Motor Vehicles

A considerable amount of pollutants released in the world are through vehicles, the two significant pollutants from vehicles being carbon dioxide and carbon monoxide, which are the major greenhouse gases. The European Environment Agency assesses that motor vehicles are accountable for approximately 14% of emissions in the European Union (Reducing CO2 emissions from cars, n.d.). Yet the number of cars in the world are increasing, accelerating the greenhouse effect. The question is how to apply the brakes to stop these emissions or at the least reduce them.

The Vehicle Certificate Agency (VCA) states that ‘for a given type of fuel the carbon dioxide emissions are directly proportional to the quantity of fuel consumed (Cars and Carbon Dioxide, n.d). So car manufacturers have invested large amounts of money into the research of lower fuel consumption and/or alternative fuel sources, particularly with the pressure of governments imposing restrictions on the amount of carbon dioxide emissions from a vehicle such as the Kyote Conference on Climate Change in 1997, followed by various other ‘agreements'.

However, one of the factors that car manufacturers are tackling is that as motor vehicles become more advanced, there are more stringent safety measures put across for vehicles such as airbags, crash tests, thus increasing the overall mass of the vehicles, taking into account additional features, for example power-assisted steering (Cars and Carbon Dioxide, n.d).

Having put an extensive magnitude of research to increase fuel efficiency, modern cars have in this respect improved vastly. In the US the average fuel consumption of cars were 19.6 miles per gallon in 2004 (note that this is US gallons, not UK gallons). Within a few years, the figures are now up in the low 20s (Moto Vehicles and Carbon Emissions - A General Overview, 2008). Consequently, one of ways to reduce carbon emissions is to purchase cars based on their fuel efficiency. This also depends on different fuel types. The Code of Federal Regulations (40 CFR 600.113) states the value for Petrol carbon content per gallon is 2421 grams and for Diesel it is 2778 grams (Emission Facts: Average Carbon Dioxide Emissions Resulting from Gasoline and Diesel Fuel, 2005). At the outset, it would seem for this reason petrol cars are more desirable, however diesel vehicles present a higher miles per gallon when compared to petrol variants, therefore an overall lower carbon dioxide output (Emissions and VED ratings, n.d). Additionally, diesel vehicles produce less carbon monoxide and hydrocarbons than petrol variants, while diesel vehicles produce more NOx and Particles (Cars and Fuel Options, 2009).

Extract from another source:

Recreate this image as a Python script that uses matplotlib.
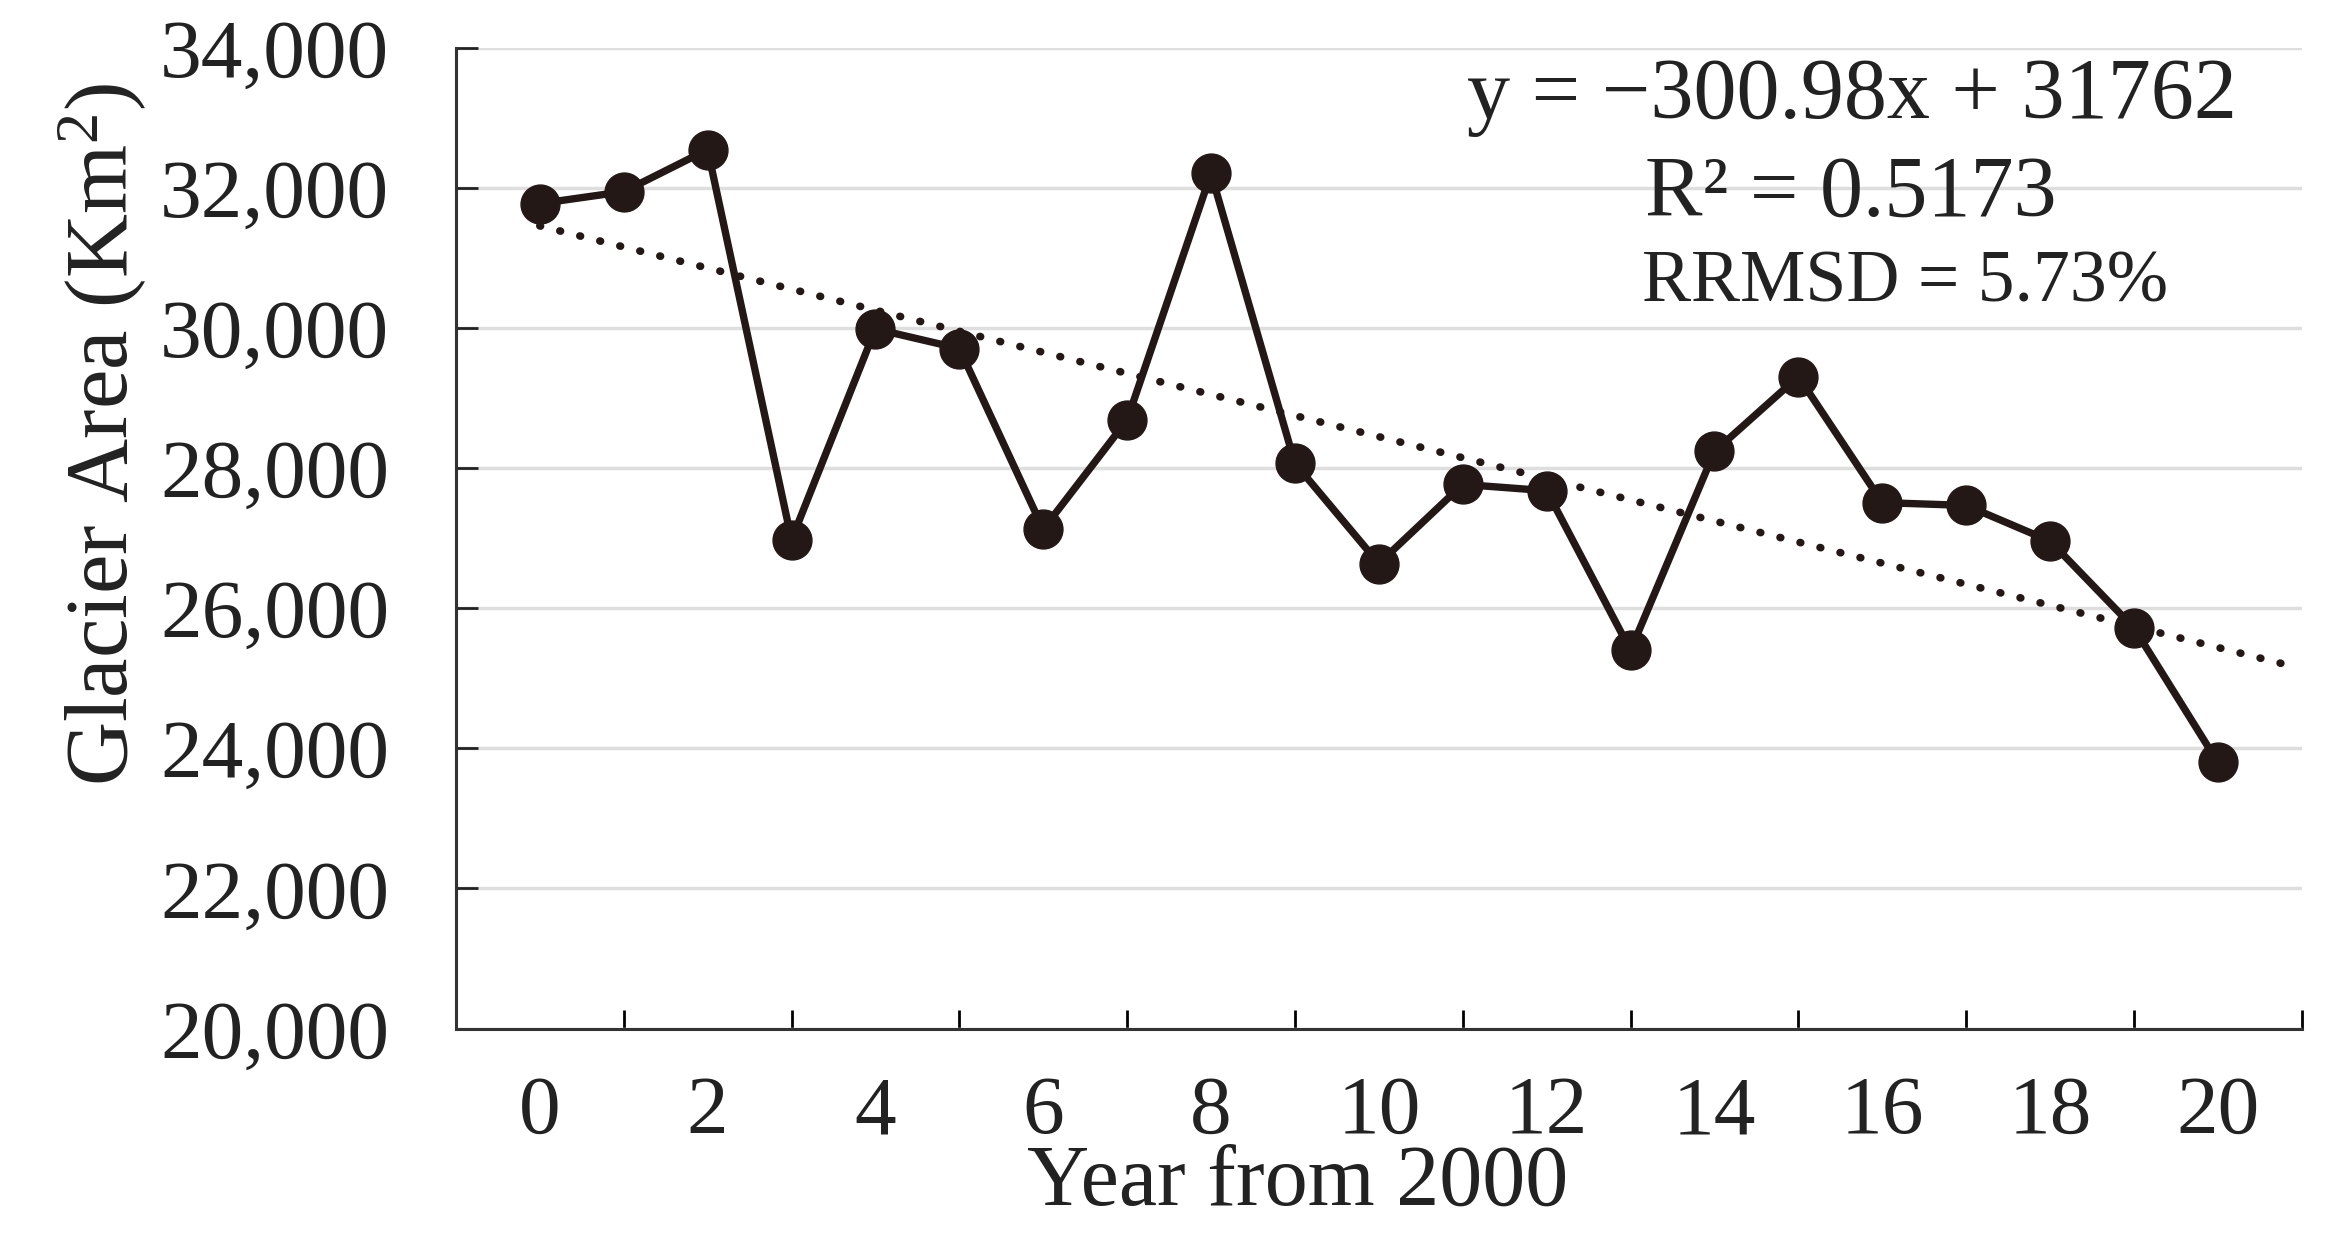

Although purchasing fuel efficient diesel cars might be a desirable option, the reduction in carbon emissions is not significant. Switching to alternative fuel sources such as Liquefied Petroleum Gas (LPG) and Compressed Natural Gas (CNG) offers a far more effective carbon emission reduction than both petrol and diesel or at least closer to diesel fuel consumption without the Local pollutants: CO, NOx, HC and Particles. Combined with the government legislations of reduced or exempting Vehicle Excise Duty (Road Tax) to encourage consumers to purchase cars such as these, consumers would be paying less overall, as running costs of the car are reduced (Emissions and VED ratings, n.d).

Hybrid vehicles such as the well known Toyota Prius use an internal combustion engine together with an electric motor and battery. These work in conjunction with each other in various ways for greatest efficiency such as the electric motor supplying power when under high load or accelerating and by transferring lost energy from braking into other useful forms (Cars and Fuels, 2009), for example electrical energy. Hybrid vehicles produce very little carbon dioxide emissions and other local pollutants, therefore is considered more helpful in reducing carbon emissions than petrol or diesel vehicles.

Using biodiesel as a fuel source is also less damaging to the environment because it is obtained from renewable energy sources such as rapeseed, sunflower or soybean. Any fuel consumed is ‘balanced by the absorption from the atmosphere during the fuel crop's growth states (Alternative Fuel Cars: Biodiesel, n.d). One of practicalities of biodiesel is that it can be used on most existing diesel cars from a blend of between 5 to 30% biodiesel while some newer cars can use 100% biodiesel. Biodiesel helps to lubricate the vehicle itself, decreasing engine wear, so is an added bonus for consumers. However, nothing is without its downfalls. Biodiesel increases the NOx pollutants as well as reducing engine power and causing failures of certain components of vehicles for instance the fuel pump seals (Hess, M. Scott, 2003).